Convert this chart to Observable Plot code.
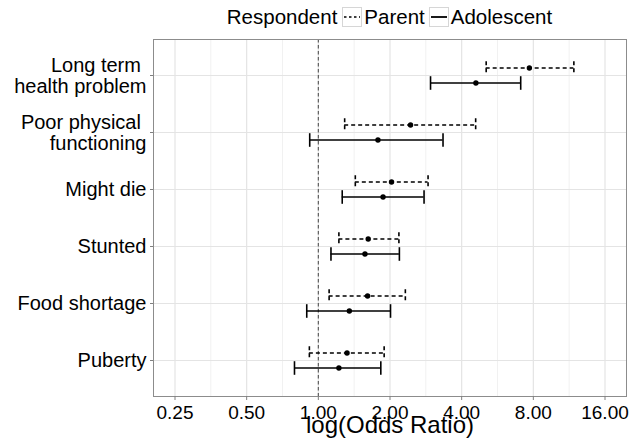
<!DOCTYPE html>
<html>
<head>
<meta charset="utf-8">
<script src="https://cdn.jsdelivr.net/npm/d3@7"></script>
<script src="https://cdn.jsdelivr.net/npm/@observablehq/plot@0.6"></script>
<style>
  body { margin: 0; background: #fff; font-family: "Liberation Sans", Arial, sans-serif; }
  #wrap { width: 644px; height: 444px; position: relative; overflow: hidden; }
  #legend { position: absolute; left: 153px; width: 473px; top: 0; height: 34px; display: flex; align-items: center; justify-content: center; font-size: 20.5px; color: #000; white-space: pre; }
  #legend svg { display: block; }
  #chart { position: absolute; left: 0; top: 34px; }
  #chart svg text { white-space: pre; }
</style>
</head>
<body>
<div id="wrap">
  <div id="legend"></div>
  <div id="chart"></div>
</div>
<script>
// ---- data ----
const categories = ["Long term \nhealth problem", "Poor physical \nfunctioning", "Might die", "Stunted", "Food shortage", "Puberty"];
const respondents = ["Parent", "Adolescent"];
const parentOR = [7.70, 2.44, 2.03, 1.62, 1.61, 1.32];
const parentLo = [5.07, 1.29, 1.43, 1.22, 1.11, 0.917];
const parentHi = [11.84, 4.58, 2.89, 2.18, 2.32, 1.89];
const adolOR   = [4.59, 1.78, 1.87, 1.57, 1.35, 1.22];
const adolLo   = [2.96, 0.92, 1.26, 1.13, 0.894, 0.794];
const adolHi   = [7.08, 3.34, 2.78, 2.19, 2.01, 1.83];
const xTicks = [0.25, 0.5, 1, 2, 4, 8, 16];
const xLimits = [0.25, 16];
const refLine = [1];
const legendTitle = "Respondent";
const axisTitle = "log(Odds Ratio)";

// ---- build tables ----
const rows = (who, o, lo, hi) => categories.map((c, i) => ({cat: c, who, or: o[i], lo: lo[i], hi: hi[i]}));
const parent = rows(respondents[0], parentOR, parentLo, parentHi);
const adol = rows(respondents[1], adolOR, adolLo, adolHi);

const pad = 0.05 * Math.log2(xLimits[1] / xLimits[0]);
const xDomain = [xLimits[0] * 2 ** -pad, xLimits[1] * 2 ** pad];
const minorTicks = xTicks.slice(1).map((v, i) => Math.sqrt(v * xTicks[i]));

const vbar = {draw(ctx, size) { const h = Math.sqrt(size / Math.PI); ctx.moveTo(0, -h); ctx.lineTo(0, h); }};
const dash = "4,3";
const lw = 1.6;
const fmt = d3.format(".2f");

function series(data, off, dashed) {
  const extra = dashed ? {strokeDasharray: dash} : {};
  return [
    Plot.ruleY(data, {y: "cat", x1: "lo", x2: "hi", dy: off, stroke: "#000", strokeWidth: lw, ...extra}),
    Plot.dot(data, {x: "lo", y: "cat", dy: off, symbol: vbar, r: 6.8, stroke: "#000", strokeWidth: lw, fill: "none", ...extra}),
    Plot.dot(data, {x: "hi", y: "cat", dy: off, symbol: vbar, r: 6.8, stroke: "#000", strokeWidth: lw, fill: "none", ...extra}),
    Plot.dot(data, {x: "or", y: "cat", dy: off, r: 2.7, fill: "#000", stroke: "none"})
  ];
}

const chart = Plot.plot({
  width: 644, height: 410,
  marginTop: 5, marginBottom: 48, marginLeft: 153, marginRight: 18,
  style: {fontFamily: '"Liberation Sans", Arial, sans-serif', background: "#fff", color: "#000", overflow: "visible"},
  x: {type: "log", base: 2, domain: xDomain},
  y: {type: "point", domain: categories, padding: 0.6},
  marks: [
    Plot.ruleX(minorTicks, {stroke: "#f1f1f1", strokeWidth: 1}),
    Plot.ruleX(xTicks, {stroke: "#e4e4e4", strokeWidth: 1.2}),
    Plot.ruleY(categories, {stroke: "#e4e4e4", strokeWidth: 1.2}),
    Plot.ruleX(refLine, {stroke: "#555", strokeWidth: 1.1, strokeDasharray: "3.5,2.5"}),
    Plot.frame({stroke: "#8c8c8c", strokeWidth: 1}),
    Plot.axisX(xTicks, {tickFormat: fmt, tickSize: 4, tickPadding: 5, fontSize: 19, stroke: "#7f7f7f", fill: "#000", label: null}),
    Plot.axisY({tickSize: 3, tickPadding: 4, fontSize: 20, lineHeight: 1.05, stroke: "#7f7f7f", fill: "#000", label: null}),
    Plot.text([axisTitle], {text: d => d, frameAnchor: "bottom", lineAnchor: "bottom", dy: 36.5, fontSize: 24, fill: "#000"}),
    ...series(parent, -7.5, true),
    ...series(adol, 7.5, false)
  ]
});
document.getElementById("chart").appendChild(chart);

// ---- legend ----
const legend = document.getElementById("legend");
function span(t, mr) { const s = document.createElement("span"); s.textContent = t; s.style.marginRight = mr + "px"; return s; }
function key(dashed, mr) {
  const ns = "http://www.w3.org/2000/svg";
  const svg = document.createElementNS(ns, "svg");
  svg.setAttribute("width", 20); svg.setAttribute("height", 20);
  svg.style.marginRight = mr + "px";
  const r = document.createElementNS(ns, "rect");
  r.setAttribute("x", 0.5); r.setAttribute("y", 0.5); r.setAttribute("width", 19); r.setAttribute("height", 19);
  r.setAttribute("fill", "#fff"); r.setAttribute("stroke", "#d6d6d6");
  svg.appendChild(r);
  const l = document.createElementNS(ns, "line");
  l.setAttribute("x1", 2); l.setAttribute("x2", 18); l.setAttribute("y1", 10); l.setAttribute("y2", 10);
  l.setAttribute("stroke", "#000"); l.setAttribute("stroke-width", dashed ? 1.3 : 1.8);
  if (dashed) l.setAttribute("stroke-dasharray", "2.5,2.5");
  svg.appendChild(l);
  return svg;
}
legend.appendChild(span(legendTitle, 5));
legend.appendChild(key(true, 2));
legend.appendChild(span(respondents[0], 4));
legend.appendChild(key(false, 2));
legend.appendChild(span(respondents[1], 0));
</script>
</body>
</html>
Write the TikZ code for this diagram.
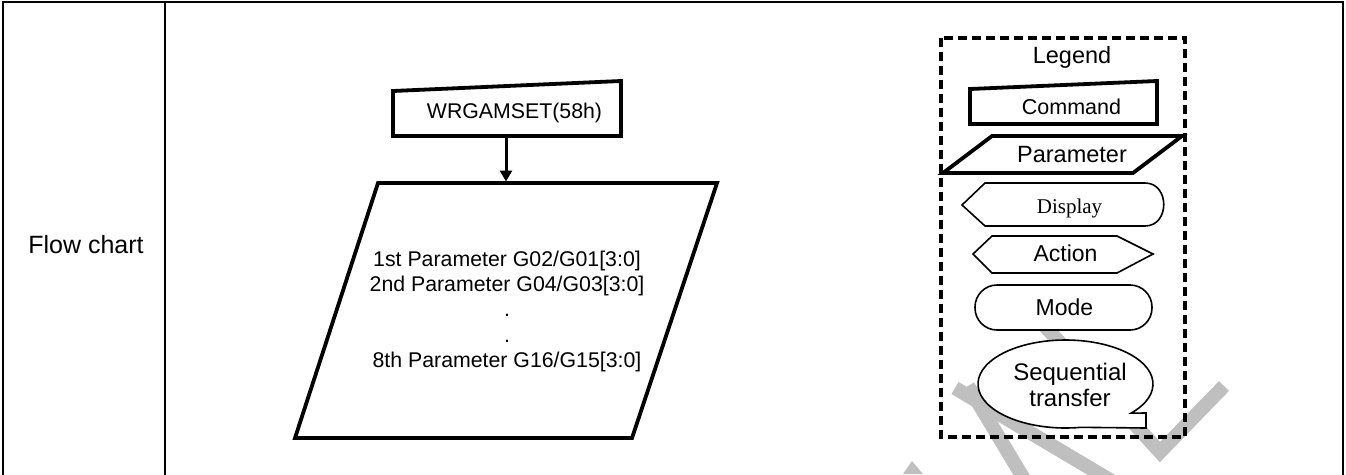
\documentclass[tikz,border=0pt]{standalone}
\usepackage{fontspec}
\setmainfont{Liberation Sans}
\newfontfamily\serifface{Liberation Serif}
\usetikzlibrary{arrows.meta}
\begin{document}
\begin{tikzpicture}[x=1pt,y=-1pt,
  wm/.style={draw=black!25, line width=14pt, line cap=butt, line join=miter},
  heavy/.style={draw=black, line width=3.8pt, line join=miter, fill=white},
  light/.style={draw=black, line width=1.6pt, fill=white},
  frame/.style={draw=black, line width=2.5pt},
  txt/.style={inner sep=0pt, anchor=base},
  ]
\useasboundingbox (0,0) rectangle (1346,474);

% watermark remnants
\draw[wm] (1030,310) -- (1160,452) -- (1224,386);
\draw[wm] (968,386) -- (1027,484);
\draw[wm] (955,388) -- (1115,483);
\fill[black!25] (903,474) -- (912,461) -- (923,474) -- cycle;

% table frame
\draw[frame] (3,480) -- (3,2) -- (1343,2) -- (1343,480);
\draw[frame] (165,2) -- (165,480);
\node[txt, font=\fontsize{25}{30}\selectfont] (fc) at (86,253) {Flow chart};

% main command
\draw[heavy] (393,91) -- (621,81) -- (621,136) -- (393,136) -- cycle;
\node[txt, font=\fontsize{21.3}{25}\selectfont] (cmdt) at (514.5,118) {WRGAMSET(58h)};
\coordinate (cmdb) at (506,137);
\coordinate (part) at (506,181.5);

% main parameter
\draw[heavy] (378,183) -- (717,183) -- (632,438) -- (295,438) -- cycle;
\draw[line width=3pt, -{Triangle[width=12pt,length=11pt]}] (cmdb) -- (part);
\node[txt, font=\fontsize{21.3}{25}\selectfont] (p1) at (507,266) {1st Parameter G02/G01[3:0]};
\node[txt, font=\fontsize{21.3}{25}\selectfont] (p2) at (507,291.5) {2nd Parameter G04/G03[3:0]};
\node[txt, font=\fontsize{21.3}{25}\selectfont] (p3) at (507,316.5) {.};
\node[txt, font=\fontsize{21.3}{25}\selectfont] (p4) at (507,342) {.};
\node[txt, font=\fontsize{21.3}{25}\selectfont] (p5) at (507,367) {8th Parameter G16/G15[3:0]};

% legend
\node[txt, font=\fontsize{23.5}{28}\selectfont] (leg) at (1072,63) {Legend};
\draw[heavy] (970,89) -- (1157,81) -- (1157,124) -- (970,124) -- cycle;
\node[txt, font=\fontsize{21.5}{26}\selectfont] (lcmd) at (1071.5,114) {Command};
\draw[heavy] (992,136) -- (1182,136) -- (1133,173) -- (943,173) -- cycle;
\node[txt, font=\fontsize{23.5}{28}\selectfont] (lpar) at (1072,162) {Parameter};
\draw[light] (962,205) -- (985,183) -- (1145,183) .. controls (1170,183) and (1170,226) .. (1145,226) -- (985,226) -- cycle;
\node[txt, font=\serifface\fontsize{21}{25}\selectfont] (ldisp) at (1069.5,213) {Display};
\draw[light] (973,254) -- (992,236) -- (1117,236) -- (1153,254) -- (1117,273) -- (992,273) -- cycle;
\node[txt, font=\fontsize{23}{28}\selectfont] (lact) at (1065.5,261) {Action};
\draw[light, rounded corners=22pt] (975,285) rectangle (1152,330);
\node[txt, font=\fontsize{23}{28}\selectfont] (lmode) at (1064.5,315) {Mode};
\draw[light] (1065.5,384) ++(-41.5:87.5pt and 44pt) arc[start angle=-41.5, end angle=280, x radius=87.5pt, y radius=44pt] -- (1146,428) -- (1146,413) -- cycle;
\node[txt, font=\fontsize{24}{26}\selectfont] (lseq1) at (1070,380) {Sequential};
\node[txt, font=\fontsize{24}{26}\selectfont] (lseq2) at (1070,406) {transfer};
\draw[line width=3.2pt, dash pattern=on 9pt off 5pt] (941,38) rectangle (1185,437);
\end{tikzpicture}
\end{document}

---*---

▶ **Short task**
Without the pictures, write out exactly the lines from the one that has "Write the TikZ code for this diagram." down to the one that has "(p5) at (507,367)", both included.

▶ **Worked answer**
Write the TikZ code for this diagram.
\documentclass[tikz,border=0pt]{standalone}
\usepackage{fontspec}
\setmainfont{Liberation Sans}
\newfontfamily\serifface{Liberation Serif}
\usetikzlibrary{arrows.meta}
\begin{document}
\begin{tikzpicture}[x=1pt,y=-1pt,
  wm/.style={draw=black!25, line width=14pt, line cap=butt, line join=miter},
  heavy/.style={draw=black, line width=3.8pt, line join=miter, fill=white},
  light/.style={draw=black, line width=1.6pt, fill=white},
  frame/.style={draw=black, line width=2.5pt},
  txt/.style={inner sep=0pt, anchor=base},
  ]
\useasboundingbox (0,0) rectangle (1346,474);

% watermark remnants
\draw[wm] (1030,310) -- (1160,452) -- (1224,386);
\draw[wm] (968,386) -- (1027,484);
\draw[wm] (955,388) -- (1115,483);
\fill[black!25] (903,474) -- (912,461) -- (923,474) -- cycle;

% table frame
\draw[frame] (3,480) -- (3,2) -- (1343,2) -- (1343,480);
\draw[frame] (165,2) -- (165,480);
\node[txt, font=\fontsize{25}{30}\selectfont] (fc) at (86,253) {Flow chart};

% main command
\draw[heavy] (393,91) -- (621,81) -- (621,136) -- (393,136) -- cycle;
\node[txt, font=\fontsize{21.3}{25}\selectfont] (cmdt) at (514.5,118) {WRGAMSET(58h)};
\coordinate (cmdb) at (506,137);
\coordinate (part) at (506,181.5);

% main parameter
\draw[heavy] (378,183) -- (717,183) -- (632,438) -- (295,438) -- cycle;
\draw[line width=3pt, -{Triangle[width=12pt,length=11pt]}] (cmdb) -- (part);
\node[txt, font=\fontsize{21.3}{25}\selectfont] (p1) at (507,266) {1st Parameter G02/G01[3:0]};
\node[txt, font=\fontsize{21.3}{25}\selectfont] (p2) at (507,291.5) {2nd Parameter G04/G03[3:0]};
\node[txt, font=\fontsize{21.3}{25}\selectfont] (p3) at (507,316.5) {.};
\node[txt, font=\fontsize{21.3}{25}\selectfont] (p4) at (507,342) {.};
\node[txt, font=\fontsize{21.3}{25}\selectfont] (p5) at (507,367) {8th Parameter G16/G15[3:0]};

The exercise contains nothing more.